** start Material **
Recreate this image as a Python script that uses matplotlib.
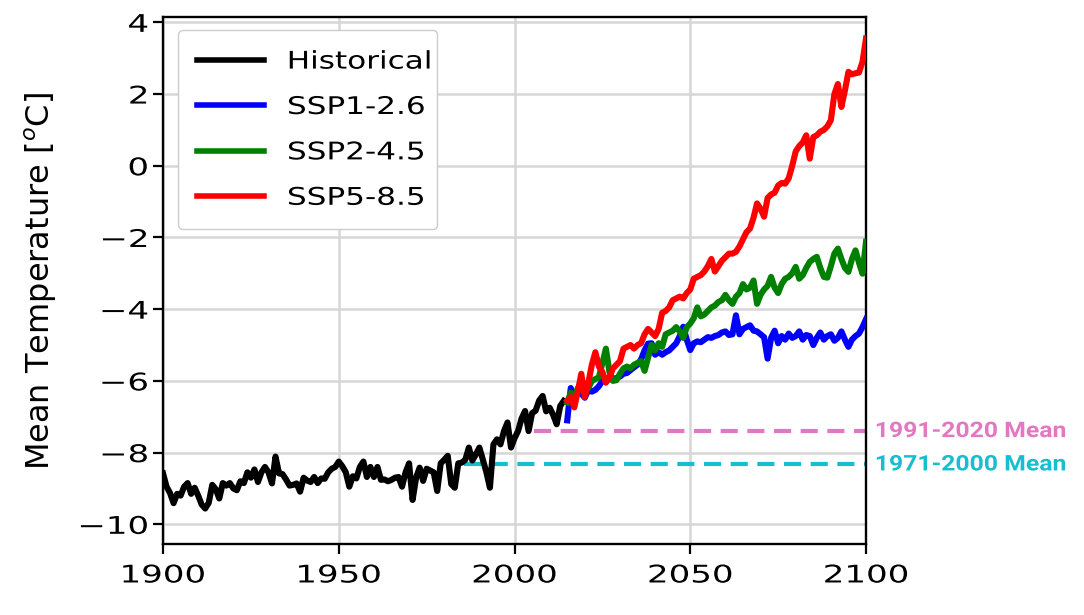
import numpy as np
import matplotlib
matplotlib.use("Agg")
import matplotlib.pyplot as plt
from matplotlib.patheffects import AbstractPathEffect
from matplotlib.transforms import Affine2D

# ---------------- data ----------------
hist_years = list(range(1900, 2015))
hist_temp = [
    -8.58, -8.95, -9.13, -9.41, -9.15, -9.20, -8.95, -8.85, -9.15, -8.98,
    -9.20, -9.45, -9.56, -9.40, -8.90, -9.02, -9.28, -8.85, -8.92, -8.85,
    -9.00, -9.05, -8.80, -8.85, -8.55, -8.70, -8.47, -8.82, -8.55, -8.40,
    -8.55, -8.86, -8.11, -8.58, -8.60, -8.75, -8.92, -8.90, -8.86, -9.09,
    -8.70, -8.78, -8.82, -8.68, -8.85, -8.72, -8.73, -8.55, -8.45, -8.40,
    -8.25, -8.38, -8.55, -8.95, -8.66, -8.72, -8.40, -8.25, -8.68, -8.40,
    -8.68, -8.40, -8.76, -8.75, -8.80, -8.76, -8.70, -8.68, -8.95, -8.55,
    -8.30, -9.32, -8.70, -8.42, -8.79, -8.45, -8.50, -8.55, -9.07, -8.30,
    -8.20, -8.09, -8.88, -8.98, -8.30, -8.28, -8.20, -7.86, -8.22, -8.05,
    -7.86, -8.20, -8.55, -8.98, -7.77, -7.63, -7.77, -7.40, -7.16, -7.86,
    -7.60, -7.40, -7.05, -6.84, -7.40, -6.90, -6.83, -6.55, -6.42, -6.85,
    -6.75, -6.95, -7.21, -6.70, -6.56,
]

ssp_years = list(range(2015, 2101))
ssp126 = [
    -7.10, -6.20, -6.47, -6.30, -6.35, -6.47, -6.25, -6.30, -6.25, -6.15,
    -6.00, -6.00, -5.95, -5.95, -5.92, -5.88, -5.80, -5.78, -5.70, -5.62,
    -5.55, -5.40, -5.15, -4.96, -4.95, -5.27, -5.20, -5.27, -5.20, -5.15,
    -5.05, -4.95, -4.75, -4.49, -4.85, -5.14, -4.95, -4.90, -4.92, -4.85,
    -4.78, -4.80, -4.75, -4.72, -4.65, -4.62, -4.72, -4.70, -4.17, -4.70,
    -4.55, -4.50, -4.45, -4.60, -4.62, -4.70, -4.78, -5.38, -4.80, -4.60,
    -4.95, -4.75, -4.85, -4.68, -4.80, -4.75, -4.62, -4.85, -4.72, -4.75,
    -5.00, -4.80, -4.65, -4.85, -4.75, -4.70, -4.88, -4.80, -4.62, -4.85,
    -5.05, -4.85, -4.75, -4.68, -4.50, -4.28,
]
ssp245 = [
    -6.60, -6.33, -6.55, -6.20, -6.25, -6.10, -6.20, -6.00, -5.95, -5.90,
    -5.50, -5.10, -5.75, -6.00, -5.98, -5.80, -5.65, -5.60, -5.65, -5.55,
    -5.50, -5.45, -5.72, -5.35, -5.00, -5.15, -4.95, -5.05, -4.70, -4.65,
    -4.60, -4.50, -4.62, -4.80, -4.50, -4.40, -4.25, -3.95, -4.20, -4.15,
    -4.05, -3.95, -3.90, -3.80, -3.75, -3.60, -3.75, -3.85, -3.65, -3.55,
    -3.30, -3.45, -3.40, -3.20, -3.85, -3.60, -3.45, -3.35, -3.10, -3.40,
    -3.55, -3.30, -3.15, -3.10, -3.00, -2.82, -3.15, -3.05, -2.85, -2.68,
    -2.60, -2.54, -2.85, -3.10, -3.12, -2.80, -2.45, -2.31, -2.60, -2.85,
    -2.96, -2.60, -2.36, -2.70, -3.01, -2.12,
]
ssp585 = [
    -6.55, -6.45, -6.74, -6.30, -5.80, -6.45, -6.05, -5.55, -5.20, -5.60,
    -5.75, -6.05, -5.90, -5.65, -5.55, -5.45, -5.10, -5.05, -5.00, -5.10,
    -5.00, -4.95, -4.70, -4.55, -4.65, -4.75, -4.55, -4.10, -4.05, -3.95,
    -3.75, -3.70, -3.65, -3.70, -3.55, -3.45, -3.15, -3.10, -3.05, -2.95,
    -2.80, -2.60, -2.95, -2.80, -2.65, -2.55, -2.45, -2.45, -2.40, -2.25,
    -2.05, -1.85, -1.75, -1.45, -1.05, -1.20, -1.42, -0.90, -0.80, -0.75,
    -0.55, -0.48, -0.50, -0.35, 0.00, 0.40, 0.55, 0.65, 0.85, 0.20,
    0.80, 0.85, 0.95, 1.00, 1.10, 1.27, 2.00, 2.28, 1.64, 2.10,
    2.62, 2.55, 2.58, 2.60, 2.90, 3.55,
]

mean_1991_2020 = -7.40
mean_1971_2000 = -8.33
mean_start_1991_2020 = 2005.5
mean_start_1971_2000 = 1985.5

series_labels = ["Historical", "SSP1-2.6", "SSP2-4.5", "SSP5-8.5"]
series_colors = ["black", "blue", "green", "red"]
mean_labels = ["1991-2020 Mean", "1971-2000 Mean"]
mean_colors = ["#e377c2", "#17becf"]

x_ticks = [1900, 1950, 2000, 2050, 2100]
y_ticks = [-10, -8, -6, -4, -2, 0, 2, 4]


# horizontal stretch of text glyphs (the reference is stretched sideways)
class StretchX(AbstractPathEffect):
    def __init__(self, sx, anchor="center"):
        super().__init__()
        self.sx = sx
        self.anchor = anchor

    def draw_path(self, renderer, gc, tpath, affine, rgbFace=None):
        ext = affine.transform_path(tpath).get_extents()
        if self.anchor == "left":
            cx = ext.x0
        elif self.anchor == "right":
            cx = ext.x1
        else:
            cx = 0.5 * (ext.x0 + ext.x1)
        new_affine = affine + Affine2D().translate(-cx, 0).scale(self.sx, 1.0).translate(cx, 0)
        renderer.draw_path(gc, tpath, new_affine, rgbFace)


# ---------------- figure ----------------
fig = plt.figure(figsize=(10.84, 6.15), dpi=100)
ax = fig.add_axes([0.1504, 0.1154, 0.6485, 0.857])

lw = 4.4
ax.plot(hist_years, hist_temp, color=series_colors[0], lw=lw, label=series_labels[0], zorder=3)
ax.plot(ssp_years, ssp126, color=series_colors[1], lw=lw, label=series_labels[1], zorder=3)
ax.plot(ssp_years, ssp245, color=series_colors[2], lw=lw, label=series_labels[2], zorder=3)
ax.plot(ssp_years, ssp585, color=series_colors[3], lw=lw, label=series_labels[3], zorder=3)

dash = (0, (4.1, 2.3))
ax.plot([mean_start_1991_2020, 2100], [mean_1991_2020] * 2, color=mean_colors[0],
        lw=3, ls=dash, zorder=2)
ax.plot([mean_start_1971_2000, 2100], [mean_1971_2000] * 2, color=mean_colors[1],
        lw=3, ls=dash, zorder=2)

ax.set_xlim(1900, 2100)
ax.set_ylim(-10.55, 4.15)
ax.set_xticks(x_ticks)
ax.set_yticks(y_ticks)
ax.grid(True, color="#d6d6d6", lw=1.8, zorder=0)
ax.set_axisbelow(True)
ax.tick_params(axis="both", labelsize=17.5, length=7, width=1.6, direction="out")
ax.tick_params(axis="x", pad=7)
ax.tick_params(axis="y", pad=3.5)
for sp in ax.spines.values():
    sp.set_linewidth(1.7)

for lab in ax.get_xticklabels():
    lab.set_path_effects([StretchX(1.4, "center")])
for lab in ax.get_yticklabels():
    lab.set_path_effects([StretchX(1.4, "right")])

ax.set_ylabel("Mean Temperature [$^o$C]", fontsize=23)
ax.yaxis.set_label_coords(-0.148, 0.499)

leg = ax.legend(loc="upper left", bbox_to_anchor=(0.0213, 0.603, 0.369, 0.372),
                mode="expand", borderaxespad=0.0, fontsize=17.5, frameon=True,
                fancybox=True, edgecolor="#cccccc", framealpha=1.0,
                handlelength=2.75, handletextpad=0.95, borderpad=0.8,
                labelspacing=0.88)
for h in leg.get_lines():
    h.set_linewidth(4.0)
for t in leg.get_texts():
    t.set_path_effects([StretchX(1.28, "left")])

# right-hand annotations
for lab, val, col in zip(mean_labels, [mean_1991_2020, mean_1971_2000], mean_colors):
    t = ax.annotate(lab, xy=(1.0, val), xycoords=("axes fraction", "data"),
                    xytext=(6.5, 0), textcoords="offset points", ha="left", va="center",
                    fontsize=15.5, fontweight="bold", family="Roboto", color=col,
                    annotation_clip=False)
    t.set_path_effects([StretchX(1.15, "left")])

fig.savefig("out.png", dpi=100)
** end Material **
[Set problem] Emit the lines of the material exactly, from its first line to the line containing "from matplotlib.transforms import Affine2D", inclusive; leave every picture out.

[Complete answer]
Recreate this image as a Python script that uses matplotlib.
import numpy as np
import matplotlib
matplotlib.use("Agg")
import matplotlib.pyplot as plt
from matplotlib.patheffects import AbstractPathEffect
from matplotlib.transforms import Affine2D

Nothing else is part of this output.